I am so proud of myself today!  First Stuart and I went to the little Mall near us on the way home from the clinic, and we had a nice little walk before eating a small dinner.  Then we went to Whole Foods – I found Coconut Secret’s Amino Acids.  This is a gluten free and soy free sauce that is a soy sauce substitute.  I can’t wait to try it!  I really think I’m having trouble with soy, but I just can’t stay away from Tamari.  I love stir fry’s and just soy sauce flavor in general.  This not only has no soy or gluten, it also has significantly less sodium.  I also found Bob’s Red Mill’s Gluten Free Quick Oats, I’ve tried their GF Rolled Oats before, but it just seemed to have too many hulls in it.  (I didn’t feel like the quality control was very good.)  I usually put those in the blender first for a little while before I use them.  (Oh, and the Quick Oats were cheaper than the Rolled Oats! Score!)

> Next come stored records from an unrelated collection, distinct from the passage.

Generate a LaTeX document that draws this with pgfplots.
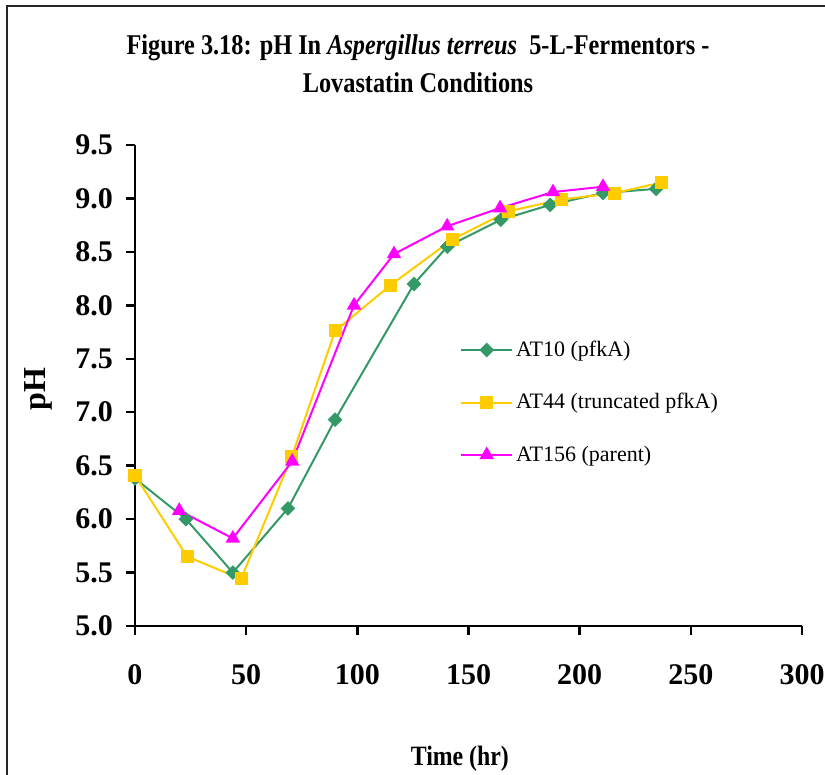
\documentclass[border=0pt]{standalone}
\usepackage{pgfplots}
\pgfplotsset{compat=1.18}
\usepackage{fontspec}
\setmainfont{Liberation Serif}
\newfontfamily\condfont[FakeStretch=0.85]{Liberation Serif}
\definecolor{sgreen}{RGB}{51,153,102}
\definecolor{gold}{RGB}{255,204,0}
\definecolor{magen}{RGB}{255,0,255}
\begin{document}
\begin{tikzpicture}
\path[use as bounding box] (0pt,0pt) rectangle (412.5pt,-387.5pt);
\draw[line width=1pt, black!85] (3.5pt,-390pt) -- (3.5pt,-3pt) -- (415pt,-3pt);
\node[anchor=base, font=\condfont\bfseries\fontsize{14.3}{16}\selectfont] at (209pt,-27.5pt) {Figure 3.18: pH In \textit{Aspergillus terreus}\ \ 5-L-Fermentors -};
\node[anchor=base, font=\condfont\bfseries\fontsize{14.3}{16}\selectfont] at (209pt,-46.5pt) {Lovastatin Conditions};
\begin{axis}[
  at={(67.5pt,-313pt)}, anchor=south west,
  scale only axis, width=333.5pt, height=240.5pt,
  xmin=0, xmax=300, ymin=5, ymax=9.5,
  xtick={0,50,...,300}, ytick={5,5.5,...,9.5},
  axis x line=bottom, axis y line=left,
  axis line style={-, line width=1.2pt, black},
  tick style={line width=1.2pt, black},
  tick align=outside, major tick length=4.5pt,
  /pgf/number format/assume math mode=true,
  ticklabel style={font=\bfseries\fontsize{15}{15}\selectfont},
  yticklabel style={/pgf/number format/.cd, fixed, fixed zerofill, precision=1},
  xticklabel style={/pgf/number format/.cd, fixed, precision=0},
  xticklabel shift=11pt,
  yticklabel shift=3pt,
  xlabel={Time (hr)},
  xlabel style={font=\condfont\bfseries\fontsize{14}{14}\selectfont, at={(rel axis cs:0.487,-0.289)}, anchor=base},
  ylabel={pH},
  ylabel style={font=\bfseries\fontsize{16}{16}\selectfont, at={(rel axis cs:-0.1454,0.4927)}, anchor=center, rotate=0},
  legend cell align=left,
  legend style={draw=none, fill=none, at={(rel axis cs:0.487,0.6)}, anchor=north west,
    font=\fontsize{11}{12}\selectfont, row sep=14pt, inner sep=0pt,
    nodes={inner sep=1.5pt}},
  legend image code/.code={\draw[mark repeat=2, mark phase=2] plot coordinates {(0pt,0pt) (12.75pt,0pt) (25.5pt,0pt)};},
  clip=false,
]
\addplot[sgreen, line width=1pt, mark=square*, mark size=2.1pt, mark options={rotate=45, fill=sgreen}] coordinates {
(0,6.38) (22.9,6.0) (44,5.5) (68.8,6.1) (90,6.93) (125.5,8.2) (140.5,8.55) (164.5,8.8) (186.7,8.94) (210.5,9.05) (234.4,9.09)};
\addlegendentry{AT10 (pfkA)}
\addplot[gold, line width=1pt, mark=square*, mark size=2.75pt, mark options={fill=gold}] coordinates {
(0,6.41) (23.4,5.65) (47.7,5.44) (70.6,6.59) (90,7.76) (115,8.19) (143,8.62) (167.9,8.88) (191.7,8.99) (215.6,9.05) (237,9.15)};
\addlegendentry{AT44 (truncated pfkA)}
\addplot[magen, line width=1pt, mark=triangle*, mark size=3.2pt, mark options={fill=magen}] coordinates {
(19.9,6.08) (44,5.82) (70.7,6.54) (98.5,8.0) (116.5,8.48) (140.4,8.74) (164.2,8.91) (188,9.06) (210.5,9.11)};
\addlegendentry{AT156 (parent)}
\end{axis}
\end{tikzpicture}
\end{document}
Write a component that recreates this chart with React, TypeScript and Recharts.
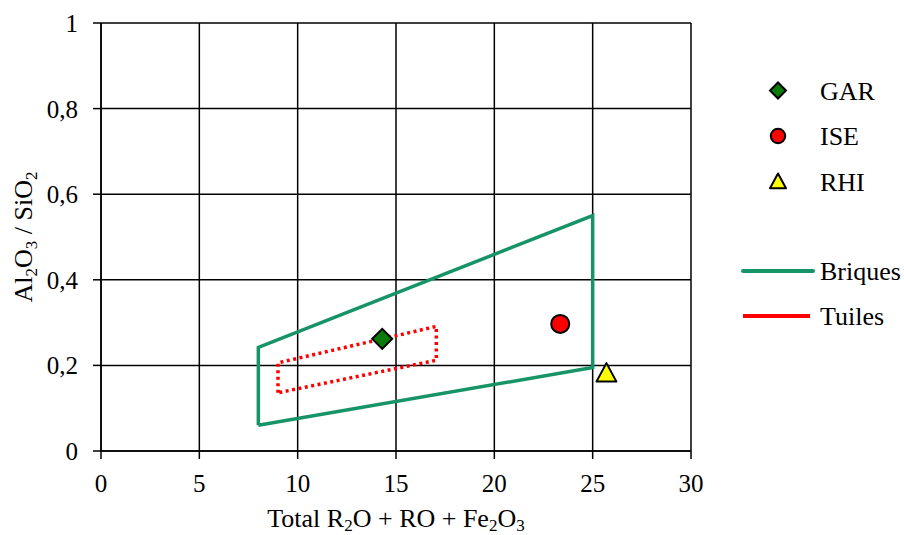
import {
  CartesianGrid,
  Scatter,
  ScatterChart,
  XAxis,
  YAxis,
} from "recharts";

// samples
const SAMPLE_NAMES = ["GAR", "ISE", "RHI"];
const SAMPLE_TOTAL = [14.3, 23.35, 25.7];
const SAMPLE_RATIO = [0.262, 0.297, 0.182];

// domain outlines (closed polygons)
const BRIQUES_TOTAL = [8, 8, 25, 25, 8];
const BRIQUES_RATIO = [0.06, 0.242, 0.55, 0.195, 0.06];
const TUILES_TOTAL = [9, 9, 17.05, 17.05, 9];
const TUILES_RATIO = [0.136, 0.206, 0.291, 0.212, 0.136];

const X_TICKS = [0, 5, 10, 15, 20, 25, 30];
const Y_TICKS = [0, 0.2, 0.4, 0.6, 0.8, 1];

const FONT = "Liberation Serif";
const TXT = { fontFamily: FONT, fill: "#000" };
const FS = 26;
const SUB = 17;

const SAMPLE_STYLE: Record<string, { fill: string; shape: string }> = {
  GAR: { fill: "#0a7a0a", shape: "diamond" },
  ISE: { fill: "#ff0000", shape: "circle" },
  RHI: { fill: "#ffff00", shape: "triangle" },
};

const BRIQUES_COLOR = "#179467";
const TUILES_COLOR = "#ff0000";

const toPoints = (xs: number[], ys: number[]) =>
  xs.map((x, i) => ({ x, y: ys[i] }));

const Marker = ({ kind, cx, cy, fill, r }: any) => {
  if (kind === "diamond") {
    return (
      <polygon
        points={`${cx},${cy - r} ${cx + r},${cy} ${cx},${cy + r} ${cx - r},${cy}`}
        fill={fill}
        stroke="#000"
        strokeWidth={2}
      />
    );
  }
  if (kind === "triangle") {
    return (
      <polygon
        points={`${cx},${cy - r} ${cx + r},${cy + r * 0.85} ${cx - r},${cy + r * 0.85}`}
        fill={fill}
        stroke="#000"
        strokeWidth={2}
        strokeLinejoin="round"
      />
    );
  }
  return <circle cx={cx} cy={cy} r={r * 0.9} fill={fill} stroke="#000" strokeWidth={2} />;
};

const fmt = (v: number) => String(v).replace(".", ",");

// tick renderer with explicit serif font
const Tick = ({ x, y, payload, axis }: any) =>
  axis === "x" ? (
    <text x={x} y={y + 18} textAnchor="middle" fontSize={25} style={TXT}>
      {payload.value}
    </text>
  ) : (
    <text x={x} y={y + 9} textAnchor="end" fontSize={25} style={TXT}>
      {fmt(payload.value)}
    </text>
  );

const XTitle = ({ viewBox }: any) => {
  const cx = viewBox.x + viewBox.width / 2;
  return (
    <text x={cx} y={527} textAnchor="middle" style={TXT} fontSize={FS}>
      Total R<tspan dy={4} fontSize={SUB}>2</tspan>
      <tspan dy={-4}>O + RO + Fe</tspan>
      <tspan dy={4} fontSize={SUB}>2</tspan>
      <tspan dy={-4}>O</tspan>
      <tspan dy={4} fontSize={SUB}>3</tspan>
    </text>
  );
};

const YTitle = ({ viewBox }: any) => {
  const cy = viewBox.y + viewBox.height / 2;
  const x = 32;
  return (
    <text
      x={x}
      y={cy}
      transform={`rotate(-90 ${x} ${cy})`}
      textAnchor="middle"
      style={TXT}
      fontSize={FS}
    >
      Al<tspan dy={5} fontSize={SUB}>2</tspan>
      <tspan dy={-5}>O</tspan>
      <tspan dy={5} fontSize={SUB}>3</tspan>
      <tspan dy={-5}> / SiO</tspan>
      <tspan dy={5} fontSize={SUB}>2</tspan>
    </text>
  );
};

const Legend = () => (
  <svg width={184} height={300} style={{ position: "absolute", left: 720, top: 60 }}>
    {SAMPLE_NAMES.map((name, i) => {
      const y = 30.5 + i * 45.5;
      return (
        <g key={name}>
          <Marker kind={SAMPLE_STYLE[name].shape} cx={58} cy={y} fill={SAMPLE_STYLE[name].fill} r={8} />
          <text x={100} y={y + 9} fontSize={FS} style={TXT}>
            {name}
          </text>
        </g>
      );
    })}
    <line x1={23} x2={93} y1={211} y2={211} stroke={BRIQUES_COLOR} strokeWidth={4} strokeLinecap="round" />
    <text x={100} y={220} fontSize={FS} style={TXT}>Briques</text>
    <line x1={23} x2={90} y1={256} y2={256} stroke={TUILES_COLOR} strokeWidth={4} />
    <text x={100} y={265} fontSize={FS} style={TXT}>Tuiles</text>
  </svg>
);

export default function App() {
  const samples = SAMPLE_NAMES.map((name, i) => ({
    name,
    x: SAMPLE_TOTAL[i],
    y: SAMPLE_RATIO[i],
  }));

  return (
    <div
      style={{
        position: "absolute",
        left: 0,
        top: 0,
        width: 904,
        height: 535,
        background: "#fff",
        overflow: "hidden",
      }}
    >
      <ScatterChart
        width={904}
        height={535}
        margin={{ top: 23, right: 213, bottom: 0, left: 0 }}
      >
        <CartesianGrid stroke="#000" strokeWidth={1.5} horizontalValues={Y_TICKS} verticalValues={X_TICKS} />
        <XAxis
          type="number"
          dataKey="x"
          domain={[0, 30]}
          ticks={X_TICKS}
          height={84}
          stroke="#000"
          strokeWidth={1.5}
          tickSize={8}
          tickMargin={15}
          tick={<Tick axis="x" />}
          label={<XTitle />}
        />
        <YAxis
          type="number"
          dataKey="y"
          domain={[0, 1]}
          ticks={Y_TICKS}
          width={101}
          stroke="#000"
          strokeWidth={1.5}
          tickSize={8}
          tickMargin={15}
          tick={<Tick axis="y" />}
          label={<YTitle />}
        />
        <Scatter
          name="Briques"
          data={toPoints(BRIQUES_TOTAL, BRIQUES_RATIO)}
          line={{ stroke: BRIQUES_COLOR, strokeWidth: 3.5 }}
          lineType="joint"
          shape={() => <g />}
          isAnimationActive={false}
        />
        <Scatter
          name="Tuiles"
          data={toPoints(TUILES_TOTAL, TUILES_RATIO)}
          line={{ stroke: TUILES_COLOR, strokeWidth: 3.5, strokeDasharray: "3 3.5" }}
          lineType="joint"
          shape={() => <g />}
          isAnimationActive={false}
        />
        {samples.map((s) => (
          <Scatter
            key={s.name}
            name={s.name}
            data={[s]}
            isAnimationActive={false}
            shape={(p: any) => (
              <Marker
                kind={SAMPLE_STYLE[s.name].shape}
                cx={p.cx}
                cy={p.cy}
                fill={SAMPLE_STYLE[s.name].fill}
                r={10}
              />
            )}
          />
        ))}
      </ScatterChart>
      <Legend />
    </div>
  );
}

Mainly I’m proud of myself because I did more exercise than I’ve done in a long time.  I did about 20 reps of each of the following:

  • partial push-ups *this was very hard for me, I was surprised and embarrassed with myself.
  • outer leg lifts
  • inner leg lifts
  • bridge
  • clam shell
  • rear leg lifts (to help with  the glutes)
  • tricep curls

Then I did some yoga stretches.  In all I worked out for about 30 minutes.  I didn’t realize it was this long until I noticed a whole program of Cash Cab had come and gone and I missed reading any of the questions.  I didn’t do great with my diet today, but I was still running to the bathroom so much I was just happy to get something in me that didn’t hurt, and would stay in.

I think the hearing in my left ear is coming back a little, but often that is more annoying than when I can’t hear anything out of it.  It is so tinny sounding until it comes back more.  If I put the amplifier that I have in that ear, everything sounds high pitched and down in a barrel.  It’s horrible.  But wearing the amplifier in my right ear all day gets sore after a while.  So I just mute the TV and read the captions, or I get on the computer, or read.

What do you do when you can’t hear?

Do you feel awkward about other people?

Do you feel left out of things because of your disease?  Not necessarily because you aren’t invited to things, but because you feel like you can’t go.